*Written problem*
Starting at the first line of the data below, retype every line up to and including the one containing "fig = go.Figure()".

*Recorded information*
* * * * * * * * *

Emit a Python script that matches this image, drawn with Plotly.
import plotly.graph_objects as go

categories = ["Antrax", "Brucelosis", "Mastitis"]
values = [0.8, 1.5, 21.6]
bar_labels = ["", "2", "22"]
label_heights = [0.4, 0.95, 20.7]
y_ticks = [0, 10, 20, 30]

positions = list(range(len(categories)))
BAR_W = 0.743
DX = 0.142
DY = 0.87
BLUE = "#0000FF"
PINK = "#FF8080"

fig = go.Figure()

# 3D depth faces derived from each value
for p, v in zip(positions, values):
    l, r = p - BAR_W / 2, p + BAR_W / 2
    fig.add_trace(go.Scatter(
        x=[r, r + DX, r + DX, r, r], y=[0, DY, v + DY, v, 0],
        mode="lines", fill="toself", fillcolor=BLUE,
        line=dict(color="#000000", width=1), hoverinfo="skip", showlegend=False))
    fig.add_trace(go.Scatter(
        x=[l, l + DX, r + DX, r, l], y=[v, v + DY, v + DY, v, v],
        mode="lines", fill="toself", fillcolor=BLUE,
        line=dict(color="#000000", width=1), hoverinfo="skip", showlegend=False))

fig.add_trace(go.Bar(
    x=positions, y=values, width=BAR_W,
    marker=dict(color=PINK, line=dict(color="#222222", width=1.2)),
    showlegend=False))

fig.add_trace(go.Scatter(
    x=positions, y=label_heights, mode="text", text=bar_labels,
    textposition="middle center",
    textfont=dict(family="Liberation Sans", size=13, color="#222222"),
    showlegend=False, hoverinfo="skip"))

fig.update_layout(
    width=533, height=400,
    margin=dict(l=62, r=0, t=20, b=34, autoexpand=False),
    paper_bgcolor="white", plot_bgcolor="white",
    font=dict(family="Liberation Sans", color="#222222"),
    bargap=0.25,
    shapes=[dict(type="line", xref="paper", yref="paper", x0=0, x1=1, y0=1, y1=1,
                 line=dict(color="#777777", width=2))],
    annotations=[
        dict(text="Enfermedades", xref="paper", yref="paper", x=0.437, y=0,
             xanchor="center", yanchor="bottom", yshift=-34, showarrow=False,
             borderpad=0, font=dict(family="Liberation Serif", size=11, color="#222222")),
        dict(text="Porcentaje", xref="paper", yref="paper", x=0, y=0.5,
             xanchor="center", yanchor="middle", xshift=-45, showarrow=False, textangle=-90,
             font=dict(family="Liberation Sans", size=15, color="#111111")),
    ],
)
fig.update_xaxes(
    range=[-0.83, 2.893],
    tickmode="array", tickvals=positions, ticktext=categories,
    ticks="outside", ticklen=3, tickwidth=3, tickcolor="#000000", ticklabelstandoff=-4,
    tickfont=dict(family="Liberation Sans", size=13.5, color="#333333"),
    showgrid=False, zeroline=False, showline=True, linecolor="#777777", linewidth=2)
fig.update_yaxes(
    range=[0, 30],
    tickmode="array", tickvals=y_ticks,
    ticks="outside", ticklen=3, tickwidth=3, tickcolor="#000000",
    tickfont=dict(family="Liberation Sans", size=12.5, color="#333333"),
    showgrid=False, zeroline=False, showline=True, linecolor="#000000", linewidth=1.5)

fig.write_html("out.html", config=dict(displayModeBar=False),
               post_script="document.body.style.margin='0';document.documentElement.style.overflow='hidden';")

* * * * * * * * *

*Written solution*
Emit a Python script that matches this image, drawn with Plotly.
import plotly.graph_objects as go

categories = ["Antrax", "Brucelosis", "Mastitis"]
values = [0.8, 1.5, 21.6]
bar_labels = ["", "2", "22"]
label_heights = [0.4, 0.95, 20.7]
y_ticks = [0, 10, 20, 30]

positions = list(range(len(categories)))
BAR_W = 0.743
DX = 0.142
DY = 0.87
BLUE = "#0000FF"
PINK = "#FF8080"

fig = go.Figure()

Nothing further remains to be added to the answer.